PEKAN ini pemerintah akan memutuskan nasib divestasi 51 persen saham PT Kaltim Prima Coal (KPC). ”Sekarang kami masih membahasnya,” ujar Djoko Darmono, Sekretaris Jenderal Departemen Energi dan Sumber Daya Mineral yang juga memimpin tim antardepartemen yang khusus menangani divestasi KPC. Perusahaan batu bara yang beroperasi di kawasan Sangatta, Kalimantan Timur, dan dimiliki British Petroleum serta Rio Tinto itu sempat dihebohkan karena divestasinya tak kunjung tuntas.

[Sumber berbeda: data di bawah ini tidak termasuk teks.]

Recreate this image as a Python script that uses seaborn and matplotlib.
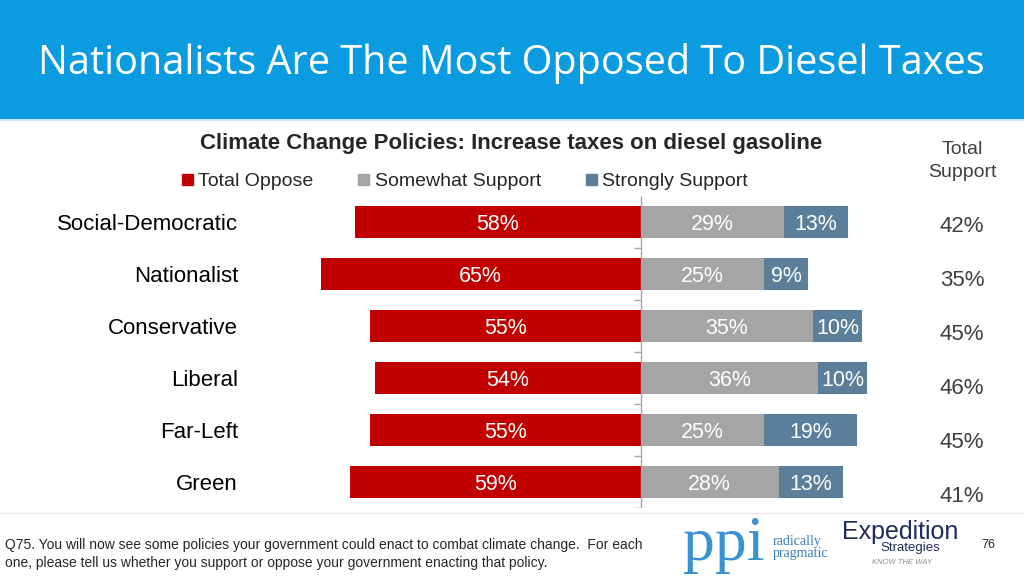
import numpy as np
import pandas as pd
import matplotlib.pyplot as plt
import seaborn as sns
from matplotlib.patches import Patch, Rectangle
from matplotlib.lines import Line2D

# Survey data (percent)
groups = ['Social-Democratic', 'Nationalist', 'Conservative', 'Liberal', 'Far-Left', 'Green']
total_oppose = [58, 65, 55, 54, 55, 59]
somewhat_support = [29, 25, 35, 36, 25, 28]
strongly_support = [13, 9, 10, 10, 19, 13]
total_support = [42, 35, 45, 46, 45, 41]

RED = '#C00000'
GRAY = '#A5A5A5'
BLUE = '#5B7F9B'
HEADER = '#0A9BE0'

df = pd.DataFrame({
    'group': groups,
    'oppose': total_oppose,
    'somewhat': somewhat_support,
    'strongly': strongly_support,
})
df['neg_oppose'] = -df['oppose']
df['support_sum'] = df['somewhat'] + df['strongly']

sns.set_style('white')
plt.rcParams['font.family'] = ['Liberation Sans', 'DejaVu Sans']

fig = plt.figure(figsize=(10.24, 5.76), dpi=100)

# header band
fig.patches.append(Rectangle((0, 1 - 118 / 576), 1, 118 / 576, transform=fig.transFigure,
                             color=HEADER, zorder=0))
fig.add_artist(Line2D([0, 1], [1 - 119.5 / 576] * 2, color='#BFE6F7', lw=1.2))
fig.text(38 / 1024, 1 - 64 / 576, 'Nationalists Are The Most Opposed To Diesel Taxes',
         color='white', fontsize=28.5, family='Open Sans', va='center', ha='left')

# main chart
ax = fig.add_axes([238 / 1024, 1 - 508 / 576, 650 / 1024, 312 / 576])
bar_kw = dict(orient='h', width=0.62, saturation=1, linewidth=0, ax=ax)
sns.barplot(data=df, x='support_sum', y='group', color=BLUE, **bar_kw)
sns.barplot(data=df, x='somewhat', y='group', color=GRAY, **bar_kw)
sns.barplot(data=df, x='neg_oppose', y='group', color=RED, **bar_kw)

ax.set_xlim(-81.8, 50.2)
ax.set_ylim(5.5, -0.5)
ax.set_xlabel('')
ax.set_ylabel('')
ax.set_xticks([])
for s in ax.spines.values():
    s.set_visible(False)
ax.tick_params(axis='y', length=0, pad=0, labelsize=16, labelcolor='black')

# center axis with ticks
ax.vlines(0, -0.5, 5.5, color='#A6A6A6', lw=1)
ax.hlines(np.arange(0.5, 6, 1), -1.4, 0, color='#A6A6A6', lw=1)

for i, row in df.iterrows():
    ax.text(-row['oppose'] / 2, i, f"{row['oppose']}%", color='white', fontsize=15.5,
            ha='center', va='center_baseline')
    ax.text(row['somewhat'] / 2, i, f"{row['somewhat']}%", color='white', fontsize=15.5,
            ha='center', va='center_baseline')
    ax.text(row['somewhat'] + row['strongly'] / 2, i, f"{row['strongly']}%", color='white',
            fontsize=15.5, ha='center', va='center_baseline')

# chart title + legend
fig.text(511 / 1024, 1 - 144 / 576, 'Climate Change Policies: Increase taxes on diesel gasoline',
         fontsize=16, fontweight='bold', ha='center', va='center')
handles = [Patch(color=RED, label='Total Oppose'),
           Patch(color=GRAY, label='Somewhat Support'),
           Patch(color=BLUE, label='Strongly Support')]
fig.legend(handles=handles, loc='center', bbox_to_anchor=(465 / 1024, 1 - 182 / 576), ncol=3,
           frameon=False, fontsize=14, handlelength=0.55, handleheight=0.55,
           handletextpad=0.3, columnspacing=2.3)

# total support column
ax2 = fig.add_axes([930 / 1024, 1 - 524 / 576, 64 / 1024, 324 / 576])
ax2.set_ylim(5.5, -0.5)
ax2.set_xlim(0, 1)
ax2.axis('off')
for i, v in enumerate(total_support):
    ax2.text(0.5, i, f'{v}%', fontsize=16, color='#404040', ha='center', va='center')
fig.text(962 / 1024, 1 - 161 / 576, 'Total\nSupport', fontsize=14, color='#404040',
         ha='center', va='center', linespacing=1.45)

# footer
fig.add_artist(Line2D([0, 1], [1 - 513 / 576] * 2, color='#E6E6E6', lw=1))
fig.text(5 / 1024, 1 - 545 / 576,
         'Q75. You will now see some policies your government could enact to combat climate change.  For each',
         fontsize=10, va='center', ha='left')
fig.text(5 / 1024, 1 - 563 / 576,
         'one, please tell us whether you support or oppose your government enacting that policy.',
         fontsize=10, va='center', ha='left')
fig.text(683 / 1024, 1 - 545 / 576, 'ppi', fontsize=46, color='#3A93D1', family='Liberation Serif',
         va='center', ha='left')
fig.text(773 / 1024, 1 - 547 / 576, 'radically\npragmatic', fontsize=10, color='#3A7FB8',
         family='Liberation Serif', va='center', ha='left', linespacing=0.9)
fig.text(842 / 1024, 1 - 532 / 576, 'Expedition', fontsize=18, color='#1F2D5C', va='center', ha='left')
fig.text(880 / 1024, 1 - 548 / 576, 'Strategies', fontsize=9.5, color='#1F2D5C', va='center', ha='left')
fig.text(872 / 1024, 1 - 563 / 576, 'KNOW THE WAY', fontsize=5.5, color='#8C8C8C', style='italic',
         va='center', ha='left')
fig.text(988 / 1024, 1 - 545 / 576, '76', fontsize=9, va='center', ha='center')

fig.savefig('out.png', dpi=100)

Penawaran divestasi direncanakan Maret lalu, tapi—karena sengketa antara KPC dan Pemerintah Daerah Kalimantan Timur—tertunda-tunda. Situasi kian rumit karena ada masalah sita jaminan oleh Pengadilan Negeri Jakarta Selatan. Hal ini timbul karena Pemda Kal-Tim mengajukan gugatan ke KPC dan pemerintah pusat, dengan tuduhan menunda-nunda divestasi KPC. Akibatnya, divestasi tersendat sama sekali, padahal harga 100 persen saham KPC telah disepakati sebesar US$ 822 juta. Kendati yang didivestasikan hanya 51 persen, dana yang diperlukan lumayan besar, sehingga Pemda Kal-Tim sempat mencari mitra penyandang dana. KPC, sebaliknya, justru menghendaki tender terbuka.

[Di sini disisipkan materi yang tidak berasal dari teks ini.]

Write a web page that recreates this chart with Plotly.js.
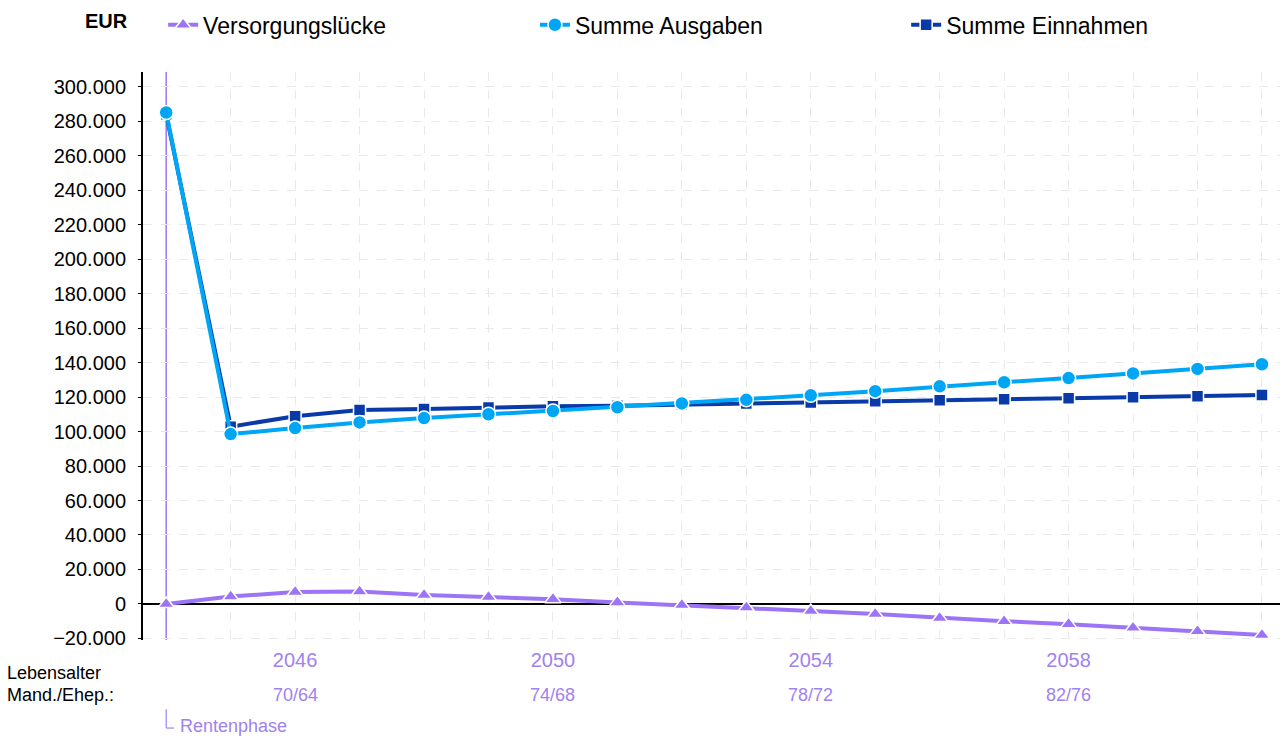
<!DOCTYPE html>
<html>
<head>
<meta charset="utf-8">
<script src="https://cdn.plot.ly/plotly-3.0.1.min.js"></script>
<style>html,body{margin:0;padding:0;background:#fff;}#chart{width:1283px;height:738px;}</style>
</head>
<body>
<div id="chart"></div>
<script>
const years = [2044,2045,2046,2047,2048,2049,2050,2051,2052,2053,2054,2055,2056,2057,2058,2059,2060,2061];
const ausgaben = [285000,98500,102000,105300,107800,110000,111900,114100,116300,118400,121000,123400,126200,128600,131000,133700,136300,139000];
const einnahmen = [284000,102800,108900,112500,113000,114000,114700,115000,115700,116300,116900,117600,118100,118700,119300,119900,120500,121200];
const luecke = [0,4300,6900,7200,5200,4000,2800,900,-600,-2100,-4100,-5800,-8100,-10000,-11700,-13800,-15800,-18000];
const labelYears = [2046,2050,2054,2058];
const ages = ['70/64','74/68','78/72','82/76'];
const yTicks = [-20000,0,20000,40000,60000,80000,100000,120000,140000,160000,180000,200000,220000,240000,260000,280000,300000];
const seriesNames = ['Versorgungslücke','Summe Ausgaben','Summe Einnahmen'];
const rentenStart = 2044;

const cLuecke = '#9b75f6';
const cAus = '#00a6f6';
const cEin = '#0a3aa8';
const cPurpleText = '#9f82ee';

const traces = [
  {x: years, y: luecke, name: seriesNames[0], type: 'scatter', mode: 'lines+markers', legend: 'legend',
   line: {color: cLuecke, width: 4}, marker: {symbol: 'triangle-up', size: 14, color: cLuecke, line: {color: '#fff', width: 1.5}}},
  {x: years, y: einnahmen, name: seriesNames[2], type: 'scatter', mode: 'lines+markers', legend: 'legend3',
   line: {color: cEin, width: 4}, marker: {symbol: 'square', size: 12, color: cEin, line: {color: '#fff', width: 1.5}}},
  {x: years, y: ausgaben, name: seriesNames[1], type: 'scatter', mode: 'lines+markers', legend: 'legend2',
   line: {color: cAus, width: 4}, marker: {symbol: 'circle', size: 14, color: cAus, line: {color: '#fff', width: 1.5}}}
];

const annotations = [
  {text: '<b>EUR</b>', xref: 'paper', yref: 'paper', x: -0.011, y: 1.09, xanchor: 'right', yanchor: 'middle', showarrow: false, font: {size: 20, color: '#000'}},
  {text: 'Lebensalter', xref: 'paper', yref: 'paper', x: -0.121, y: -0.058, xanchor: 'left', yanchor: 'middle', showarrow: false, font: {size: 18, color: '#000'}},
  {text: 'Mand./Ehep.:', xref: 'paper', yref: 'paper', x: -0.121, y: -0.097, xanchor: 'left', yanchor: 'middle', showarrow: false, font: {size: 18, color: '#000'}},
  {text: 'Rentenphase', xref: 'x', yref: 'paper', x: rentenStart, y: -0.151, xanchor: 'left', yanchor: 'middle', xshift: 12, showarrow: false, font: {size: 18, color: cPurpleText}}
];
labelYears.forEach((yr, i) => {
  annotations.push({text: ages[i], xref: 'x', yref: 'paper', x: yr, y: -0.097, xanchor: 'center', yanchor: 'middle', showarrow: false, font: {size: 18, color: cPurpleText}});
});

const shapes = [
  {type: 'line', xref: 'x', yref: 'paper', x0: rentenStart, x1: rentenStart, y0: 0, y1: 1, line: {color: cLuecke, width: 1.5}, layer: 'between'},
  {type: 'line', xref: 'x', yref: 'paper', x0: rentenStart, x1: rentenStart, y0: -0.122, y1: -0.155, line: {color: cPurpleText, width: 1.2}},
  {type: 'line', xref: 'x', yref: 'paper', x0: rentenStart, x1: rentenStart + 0.12, y0: -0.155, y1: -0.155, line: {color: cPurpleText, width: 1.2}}
];

const gridYears = years.filter(y => y > rentenStart);
const legendBase = {orientation: 'h', y: 1.121, xanchor: 'left', yanchor: 'top', font: {size: 23, color: '#000'}, itemwidth: 30, bgcolor: 'rgba(0,0,0,0)'};

const layout = {
  width: 1283, height: 738,
  margin: {l: 143, r: 3, t: 72, b: 98},
  paper_bgcolor: '#fff', plot_bgcolor: '#fff',
  separators: ',.',
  font: {family: 'Liberation Sans, Arial, sans-serif', color: '#000'},
  showlegend: true,
  hovermode: false,
  legend: Object.assign({}, legendBase, {x: 0.0177}),
  legend2: Object.assign({}, legendBase, {x: 0.3447}),
  legend3: Object.assign({}, legendBase, {x: 0.6712}),
  xaxis: {range: [2043.64, 2061.28], tickvals: gridYears, ticktext: gridYears.map(y => labelYears.includes(y) ? String(y) : ''),
          showgrid: true, gridcolor: '#e9e9e9', griddash: 'dash', gridwidth: 1, zeroline: false, showline: false,
          ticks: '', tickfont: {size: 20, color: cPurpleText}, ticklabelstandoff: 6, fixedrange: true},
  yaxis: {range: [-20900, 308500], tickvals: yTicks, tickformat: ',d', showgrid: true, gridcolor: '#e9e9e9', griddash: 'dash', gridwidth: 1,
          zeroline: true, zerolinecolor: '#000', zerolinewidth: 2, showline: true, linecolor: '#000', linewidth: 2,
          ticks: 'outside', ticklen: 3, tickcolor: '#000', tickfont: {size: 20, color: '#000'}, ticklabelstandoff: 8, fixedrange: true},
  annotations: annotations,
  shapes: shapes
};

Plotly.newPlot('chart', traces, layout, {displayModeBar: false, staticPlot: true});
</script>
</body>
</html>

Sebuah sumber di pemerintahan mengungkapkan bahwa tim antardepartemen merekomendasikan dua pilihan: pemerintah pusat membeli 51 persen saham KPC atau menunjuk pembeli. Namun, karena tidak punya uang, pemerintah cenderung melakukan opsi yang kedua. Diperkirakan kelak ada konsorsium yang menjadi wadah bagi beberapa perusahaan peminat KPC. ”Pemerintah pusat hanya akan mengoordinasinya,” ujar Djoko Darmono memastikan.